STATED GOAL>
All the data should be repeated exactly. Any image in it is left out.

*** DATA EXCERPT ***

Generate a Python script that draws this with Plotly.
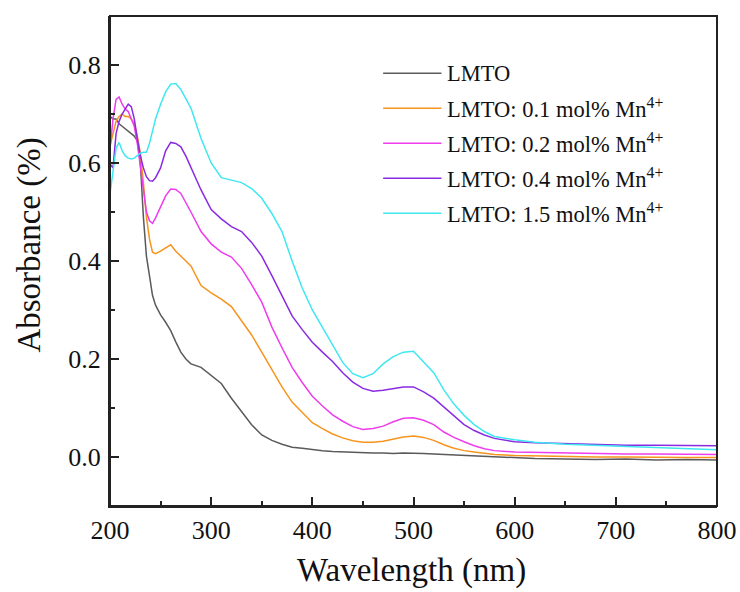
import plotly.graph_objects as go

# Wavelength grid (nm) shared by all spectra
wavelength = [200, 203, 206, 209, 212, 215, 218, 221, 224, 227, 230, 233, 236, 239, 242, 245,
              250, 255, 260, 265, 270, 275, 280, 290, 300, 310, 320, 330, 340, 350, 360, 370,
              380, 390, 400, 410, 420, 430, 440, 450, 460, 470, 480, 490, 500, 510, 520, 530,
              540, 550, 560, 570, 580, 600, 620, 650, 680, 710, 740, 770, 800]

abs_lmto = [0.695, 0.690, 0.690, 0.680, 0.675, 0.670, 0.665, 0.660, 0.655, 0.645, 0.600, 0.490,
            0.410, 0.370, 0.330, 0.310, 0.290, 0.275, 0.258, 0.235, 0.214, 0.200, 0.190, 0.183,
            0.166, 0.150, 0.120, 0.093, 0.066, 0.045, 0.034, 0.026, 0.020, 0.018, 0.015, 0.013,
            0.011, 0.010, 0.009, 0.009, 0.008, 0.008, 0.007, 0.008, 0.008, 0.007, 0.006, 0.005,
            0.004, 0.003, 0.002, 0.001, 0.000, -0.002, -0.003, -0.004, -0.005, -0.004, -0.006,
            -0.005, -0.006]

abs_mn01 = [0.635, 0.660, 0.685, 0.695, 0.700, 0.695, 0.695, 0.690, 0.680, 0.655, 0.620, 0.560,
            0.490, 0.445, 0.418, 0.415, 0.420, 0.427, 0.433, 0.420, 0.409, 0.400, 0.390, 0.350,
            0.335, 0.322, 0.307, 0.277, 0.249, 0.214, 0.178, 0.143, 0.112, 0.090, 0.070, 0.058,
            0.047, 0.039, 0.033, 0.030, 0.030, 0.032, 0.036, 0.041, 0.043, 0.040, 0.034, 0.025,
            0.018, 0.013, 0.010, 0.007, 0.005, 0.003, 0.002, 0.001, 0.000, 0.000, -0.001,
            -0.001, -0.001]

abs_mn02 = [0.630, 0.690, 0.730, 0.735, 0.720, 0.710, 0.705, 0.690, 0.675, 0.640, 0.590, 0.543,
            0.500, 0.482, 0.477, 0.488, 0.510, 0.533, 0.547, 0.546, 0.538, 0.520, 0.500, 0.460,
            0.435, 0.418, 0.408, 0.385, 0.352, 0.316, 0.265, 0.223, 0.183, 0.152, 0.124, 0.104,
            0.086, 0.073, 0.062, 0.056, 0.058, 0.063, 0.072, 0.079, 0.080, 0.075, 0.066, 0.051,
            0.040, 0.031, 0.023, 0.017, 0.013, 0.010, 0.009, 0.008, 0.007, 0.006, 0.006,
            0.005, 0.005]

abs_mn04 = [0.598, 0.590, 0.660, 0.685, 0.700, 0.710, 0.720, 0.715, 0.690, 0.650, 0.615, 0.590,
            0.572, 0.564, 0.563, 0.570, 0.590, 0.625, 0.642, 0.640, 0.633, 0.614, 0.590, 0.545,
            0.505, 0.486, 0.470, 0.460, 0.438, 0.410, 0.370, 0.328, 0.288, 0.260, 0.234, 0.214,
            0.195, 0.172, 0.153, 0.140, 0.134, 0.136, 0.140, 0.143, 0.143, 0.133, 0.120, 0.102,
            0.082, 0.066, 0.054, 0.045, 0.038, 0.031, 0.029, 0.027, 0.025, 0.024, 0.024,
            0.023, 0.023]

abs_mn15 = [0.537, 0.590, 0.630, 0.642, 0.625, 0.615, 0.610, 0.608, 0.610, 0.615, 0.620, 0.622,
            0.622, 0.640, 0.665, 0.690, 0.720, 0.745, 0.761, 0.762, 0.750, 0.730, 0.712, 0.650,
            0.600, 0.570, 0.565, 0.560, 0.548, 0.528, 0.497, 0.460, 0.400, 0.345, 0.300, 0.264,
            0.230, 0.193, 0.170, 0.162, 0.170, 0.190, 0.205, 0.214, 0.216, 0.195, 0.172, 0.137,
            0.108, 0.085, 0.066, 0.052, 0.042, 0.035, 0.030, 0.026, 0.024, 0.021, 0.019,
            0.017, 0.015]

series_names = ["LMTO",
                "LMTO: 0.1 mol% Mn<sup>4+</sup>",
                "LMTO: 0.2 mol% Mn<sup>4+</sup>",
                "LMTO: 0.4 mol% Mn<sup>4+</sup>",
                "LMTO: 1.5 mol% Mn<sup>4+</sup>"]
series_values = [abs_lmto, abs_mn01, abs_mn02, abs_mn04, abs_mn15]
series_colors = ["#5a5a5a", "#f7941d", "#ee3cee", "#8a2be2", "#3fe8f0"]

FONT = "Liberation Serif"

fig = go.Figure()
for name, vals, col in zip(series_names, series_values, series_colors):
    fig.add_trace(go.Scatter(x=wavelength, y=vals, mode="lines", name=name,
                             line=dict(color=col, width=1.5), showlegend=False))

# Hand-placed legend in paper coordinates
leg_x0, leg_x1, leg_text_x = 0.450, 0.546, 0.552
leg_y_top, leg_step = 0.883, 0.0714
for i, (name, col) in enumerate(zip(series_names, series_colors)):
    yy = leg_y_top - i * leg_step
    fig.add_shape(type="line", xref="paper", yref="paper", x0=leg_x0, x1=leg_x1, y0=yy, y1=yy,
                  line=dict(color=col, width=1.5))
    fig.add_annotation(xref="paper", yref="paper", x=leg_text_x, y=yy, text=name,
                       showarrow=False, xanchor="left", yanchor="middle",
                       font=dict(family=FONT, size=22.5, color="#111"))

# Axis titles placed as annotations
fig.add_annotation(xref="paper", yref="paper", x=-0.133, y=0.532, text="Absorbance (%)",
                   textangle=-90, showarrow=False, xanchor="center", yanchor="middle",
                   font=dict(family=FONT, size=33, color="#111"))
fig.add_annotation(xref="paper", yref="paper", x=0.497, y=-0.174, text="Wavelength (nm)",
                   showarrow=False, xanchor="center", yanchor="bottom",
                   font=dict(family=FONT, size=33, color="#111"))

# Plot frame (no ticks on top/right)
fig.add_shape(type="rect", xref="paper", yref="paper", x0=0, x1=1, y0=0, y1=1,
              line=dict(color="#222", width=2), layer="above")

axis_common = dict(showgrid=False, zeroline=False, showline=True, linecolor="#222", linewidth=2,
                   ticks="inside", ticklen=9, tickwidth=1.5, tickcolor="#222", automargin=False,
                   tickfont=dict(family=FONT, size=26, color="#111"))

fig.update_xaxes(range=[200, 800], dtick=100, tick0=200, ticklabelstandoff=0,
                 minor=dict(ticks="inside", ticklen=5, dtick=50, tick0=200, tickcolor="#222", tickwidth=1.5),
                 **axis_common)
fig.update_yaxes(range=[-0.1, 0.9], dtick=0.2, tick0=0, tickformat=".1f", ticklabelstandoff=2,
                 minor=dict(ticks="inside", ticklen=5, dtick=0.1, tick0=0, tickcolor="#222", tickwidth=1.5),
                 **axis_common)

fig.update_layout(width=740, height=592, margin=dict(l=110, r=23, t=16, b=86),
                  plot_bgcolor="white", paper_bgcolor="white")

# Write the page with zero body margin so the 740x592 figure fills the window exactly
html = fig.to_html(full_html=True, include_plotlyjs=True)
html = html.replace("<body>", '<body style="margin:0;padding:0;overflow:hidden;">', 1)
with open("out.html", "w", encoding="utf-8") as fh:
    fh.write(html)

***

CORRECT RESPONSE>
Generate a Python script that draws this with Plotly.
import plotly.graph_objects as go

# Wavelength grid (nm) shared by all spectra
wavelength = [200, 203, 206, 209, 212, 215, 218, 221, 224, 227, 230, 233, 236, 239, 242, 245,
              250, 255, 260, 265, 270, 275, 280, 290, 300, 310, 320, 330, 340, 350, 360, 370,
              380, 390, 400, 410, 420, 430, 440, 450, 460, 470, 480, 490, 500, 510, 520, 530,
              540, 550, 560, 570, 580, 600, 620, 650, 680, 710, 740, 770, 800]

abs_lmto = [0.695, 0.690, 0.690, 0.680, 0.675, 0.670, 0.665, 0.660, 0.655, 0.645, 0.600, 0.490,
            0.410, 0.370, 0.330, 0.310, 0.290, 0.275, 0.258, 0.235, 0.214, 0.200, 0.190, 0.183,
            0.166, 0.150, 0.120, 0.093, 0.066, 0.045, 0.034, 0.026, 0.020, 0.018, 0.015, 0.013,
            0.011, 0.010, 0.009, 0.009, 0.008, 0.008, 0.007, 0.008, 0.008, 0.007, 0.006, 0.005,
            0.004, 0.003, 0.002, 0.001, 0.000, -0.002, -0.003, -0.004, -0.005, -0.004, -0.006,
            -0.005, -0.006]

abs_mn01 = [0.635, 0.660, 0.685, 0.695, 0.700, 0.695, 0.695, 0.690, 0.680, 0.655, 0.620, 0.560,
            0.490, 0.445, 0.418, 0.415, 0.420, 0.427, 0.433, 0.420, 0.409, 0.400, 0.390, 0.350,
            0.335, 0.322, 0.307, 0.277, 0.249, 0.214, 0.178, 0.143, 0.112, 0.090, 0.070, 0.058,
            0.047, 0.039, 0.033, 0.030, 0.030, 0.032, 0.036, 0.041, 0.043, 0.040, 0.034, 0.025,
            0.018, 0.013, 0.010, 0.007, 0.005, 0.003, 0.002, 0.001, 0.000, 0.000, -0.001,
            -0.001, -0.001]

abs_mn02 = [0.630, 0.690, 0.730, 0.735, 0.720, 0.710, 0.705, 0.690, 0.675, 0.640, 0.590, 0.543,
            0.500, 0.482, 0.477, 0.488, 0.510, 0.533, 0.547, 0.546, 0.538, 0.520, 0.500, 0.460,
            0.435, 0.418, 0.408, 0.385, 0.352, 0.316, 0.265, 0.223, 0.183, 0.152, 0.124, 0.104,
            0.086, 0.073, 0.062, 0.056, 0.058, 0.063, 0.072, 0.079, 0.080, 0.075, 0.066, 0.051,
            0.040, 0.031, 0.023, 0.017, 0.013, 0.010, 0.009, 0.008, 0.007, 0.006, 0.006,
            0.005, 0.005]

abs_mn04 = [0.598, 0.590, 0.660, 0.685, 0.700, 0.710, 0.720, 0.715, 0.690, 0.650, 0.615, 0.590,
            0.572, 0.564, 0.563, 0.570, 0.590, 0.625, 0.642, 0.640, 0.633, 0.614, 0.590, 0.545,
            0.505, 0.486, 0.470, 0.460, 0.438, 0.410, 0.370, 0.328, 0.288, 0.260, 0.234, 0.214,
            0.195, 0.172, 0.153, 0.140, 0.134, 0.136, 0.140, 0.143, 0.143, 0.133, 0.120, 0.102,
            0.082, 0.066, 0.054, 0.045, 0.038, 0.031, 0.029, 0.027, 0.025, 0.024, 0.024,
            0.023, 0.023]

abs_mn15 = [0.537, 0.590, 0.630, 0.642, 0.625, 0.615, 0.610, 0.608, 0.610, 0.615, 0.620, 0.622,
            0.622, 0.640, 0.665, 0.690, 0.720, 0.745, 0.761, 0.762, 0.750, 0.730, 0.712, 0.650,
            0.600, 0.570, 0.565, 0.560, 0.548, 0.528, 0.497, 0.460, 0.400, 0.345, 0.300, 0.264,
            0.230, 0.193, 0.170, 0.162, 0.170, 0.190, 0.205, 0.214, 0.216, 0.195, 0.172, 0.137,
            0.108, 0.085, 0.066, 0.052, 0.042, 0.035, 0.030, 0.026, 0.024, 0.021, 0.019,
            0.017, 0.015]

series_names = ["LMTO",
                "LMTO: 0.1 mol% Mn<sup>4+</sup>",
                "LMTO: 0.2 mol% Mn<sup>4+</sup>",
                "LMTO: 0.4 mol% Mn<sup>4+</sup>",
                "LMTO: 1.5 mol% Mn<sup>4+</sup>"]
series_values = [abs_lmto, abs_mn01, abs_mn02, abs_mn04, abs_mn15]
series_colors = ["#5a5a5a", "#f7941d", "#ee3cee", "#8a2be2", "#3fe8f0"]

FONT = "Liberation Serif"

fig = go.Figure()
for name, vals, col in zip(series_names, series_values, series_colors):
    fig.add_trace(go.Scatter(x=wavelength, y=vals, mode="lines", name=name,
                             line=dict(color=col, width=1.5), showlegend=False))

# Hand-placed legend in paper coordinates
leg_x0, leg_x1, leg_text_x = 0.450, 0.546, 0.552
leg_y_top, leg_step = 0.883, 0.0714
for i, (name, col) in enumerate(zip(series_names, series_colors)):
    yy = leg_y_top - i * leg_step
    fig.add_shape(type="line", xref="paper", yref="paper", x0=leg_x0, x1=leg_x1, y0=yy, y1=yy,
                  line=dict(color=col, width=1.5))
    fig.add_annotation(xref="paper", yref="paper", x=leg_text_x, y=yy, text=name,
                       showarrow=False, xanchor="left", yanchor="middle",
                       font=dict(family=FONT, size=22.5, color="#111"))

# Axis titles placed as annotations
fig.add_annotation(xref="paper", yref="paper", x=-0.133, y=0.532, text="Absorbance (%)",
                   textangle=-90, showarrow=False, xanchor="center", yanchor="middle",
                   font=dict(family=FONT, size=33, color="#111"))
fig.add_annotation(xref="paper", yref="paper", x=0.497, y=-0.174, text="Wavelength (nm)",
                   showarrow=False, xanchor="center", yanchor="bottom",
                   font=dict(family=FONT, size=33, color="#111"))

# Plot frame (no ticks on top/right)
fig.add_shape(type="rect", xref="paper", yref="paper", x0=0, x1=1, y0=0, y1=1,
              line=dict(color="#222", width=2), layer="above")

axis_common = dict(showgrid=False, zeroline=False, showline=True, linecolor="#222", linewidth=2,
                   ticks="inside", ticklen=9, tickwidth=1.5, tickcolor="#222", automargin=False,
                   tickfont=dict(family=FONT, size=26, color="#111"))

fig.update_xaxes(range=[200, 800], dtick=100, tick0=200, ticklabelstandoff=0,
                 minor=dict(ticks="inside", ticklen=5, dtick=50, tick0=200, tickcolor="#222", tickwidth=1.5),
                 **axis_common)
fig.update_yaxes(range=[-0.1, 0.9], dtick=0.2, tick0=0, tickformat=".1f", ticklabelstandoff=2,
                 minor=dict(ticks="inside", ticklen=5, dtick=0.1, tick0=0, tickcolor="#222", tickwidth=1.5),
                 **axis_common)

fig.update_layout(width=740, height=592, margin=dict(l=110, r=23, t=16, b=86),
                  plot_bgcolor="white", paper_bgcolor="white")

# Write the page with zero body margin so the 740x592 figure fills the window exactly
html = fig.to_html(full_html=True, include_plotlyjs=True)
html = html.replace("<body>", '<body style="margin:0;padding:0;overflow:hidden;">', 1)
with open("out.html", "w", encoding="utf-8") as fh:
    fh.write(html)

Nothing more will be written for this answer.